Su madre cocinaba para los ricos y su padre, músico, murió cuando ella tenía siete años. Con diez entró en un orfanato dónde las monjas le enseñaron a coser, bordar y planchar. Los domingos cantaba en la iglesia. “Nunca imaginé que más tarde iba a ser cantante. Había hermanas portuguesas, y la madre superiora era española, me acuerdo bien de ella. Tenías que ser muy burro para no aprender”. Aguantó tres años. A su abuela le contó que cada noche veía fantasmas. “Era mentira, pero yo me quería ir. Por suerte se lo creyó y me sacó de ahí”, dice riendo.

Canta en crioulo, rechazo y recreación del idioma del colonizador, como apuntó el cineasta brasileño Walter Salles.

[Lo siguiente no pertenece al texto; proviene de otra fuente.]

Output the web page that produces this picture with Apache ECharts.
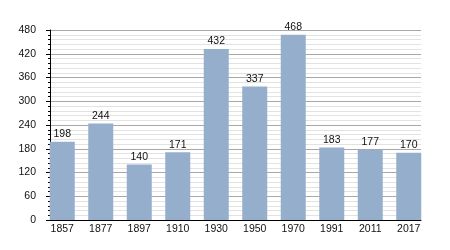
<!DOCTYPE html>
<html><head><meta charset="utf-8">
<script src="https://cdn.jsdelivr.net/npm/echarts@6/dist/echarts.min.js"></script>
<style>html,body{margin:0;padding:0;background:#fff}#c{width:450px;height:250px}</style>
</head><body><div id="c"></div>
<script>
var years = ['1857','1877','1897','1910','1930','1950','1970','1991','2011','2017'];
var population = [198, 244, 140, 171, 432, 337, 468, 183, 177, 170];
var yMin = 0, yMax = 480, yStep = 60;

var font = 'Liberation Sans, Arial, sans-serif';
var chart = echarts.init(document.getElementById('c'), null, {renderer:'canvas'});
chart.setOption({
  backgroundColor: '#fff',
  animation: false,
  grid: [
    {left: 50, right: 29, top: 30, bottom: 30},
    {left: 43, right: 22, top: 30, bottom: 30}
  ],
  xAxis: [
    {gridIndex: 0, type: 'value', min: 0, max: 1, show: true,
     axisLine: {show: true, onZero: false, lineStyle: {color: '#000', width: 1}},
     axisTick: {show: false}, axisLabel: {show: false}, splitLine: {show: false}},
    {gridIndex: 1, type: 'category', data: years,
     axisLine: {show: false}, axisTick: {show: false},
     axisLabel: {color: '#111', fontFamily: font, fontSize: 10.5, margin: 4}}
  ],
  yAxis: [
    {gridIndex: 0, type: 'value', min: yMin, max: yMax, interval: yStep,
     axisLine: {show: true, lineStyle: {color: '#000'}},
     axisTick: {show: true, length: 4, lineStyle: {color: '#000'}},
     minorTick: {show: true, splitNumber: 5, length: 2, lineStyle: {color: '#000'}},
     axisLabel: {color: '#111', fontFamily: font, fontSize: 10.5, margin: 14},
     splitLine: {show: true, lineStyle: {color: '#a8a8a8', width: 1}},
     minorSplitLine: {show: true, lineStyle: {color: '#e2e2e2', width: 1}}},
    {gridIndex: 1, type: 'value', min: yMin, max: yMax, show: false}
  ],
  series: [{
    type: 'bar', xAxisIndex: 1, yAxisIndex: 1, data: population,
    barWidth: 25, itemStyle: {color: '#95aecb'},
    label: {show: true, position: 'top', distance: 2, color: '#111', fontFamily: font, fontSize: 10.5}
  }]
});
</script></body></html>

Aún hoy canta descalza. Tiene que ver con su rebeldía. Los portugueses, y después la burguesía local, prohibían caminar por las aceras a los que no podían comprarse un par de zapatos. Cuando le apetece, cuenta historias. La de Paulino y Camuche, como llama a sus ojos: “Dos hermanos que van juntos a todas partes. Camuche está a la virulé, pero Paulino sí que ve”. Y ríe como una niña.